Erdoğan’s call to uphold the liberal international order is only as convincing as Chinese President Xi Jinping’s call to preserve globalization in Davos last year. Given the economic realities that Turkey is facing and the country’s track record on economic and democratic backsliding, President Erdoğan’s embrace of the liberal order sounds more like trying to save the day than a sincere commitment. Praising the liberal order while also announcing that “democracy is not possible” with media freedom indicates that his understanding of democracy is not liberal at all.
So, is Turkey really returning to the liberal order?
The rules-based international order is under duress, yet in spite of all the anger and resentment, Turkey has benefitted greatly from this order. Could Erdoğan’s recent op-ed and U.N. General Assembly speech—in which he expressed support for an open trading system and the international liberal order—be a belated acknowledgement of this reality? Is it a recognition that Turkey did indeed flourish due to its membership in the global multilateral system and its commitment to the liberal economic order?

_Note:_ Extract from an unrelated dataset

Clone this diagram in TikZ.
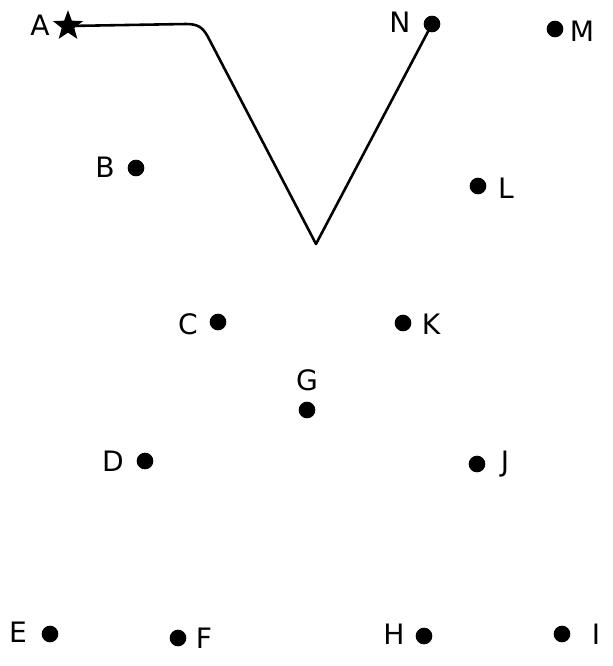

If yes, then the advocates of the international liberal order must welcome an old ally back to the fold. However, the litmus test will be if Erdoğan puts his words into action and revives Turkey’s independent regulatory institutions, re-instates the rule of law, and expands democratic governance. Otherwise, it is very difficult to see how he will overcome the irony of maintaining an illiberal rule at home while advocating for a liberal one internationally.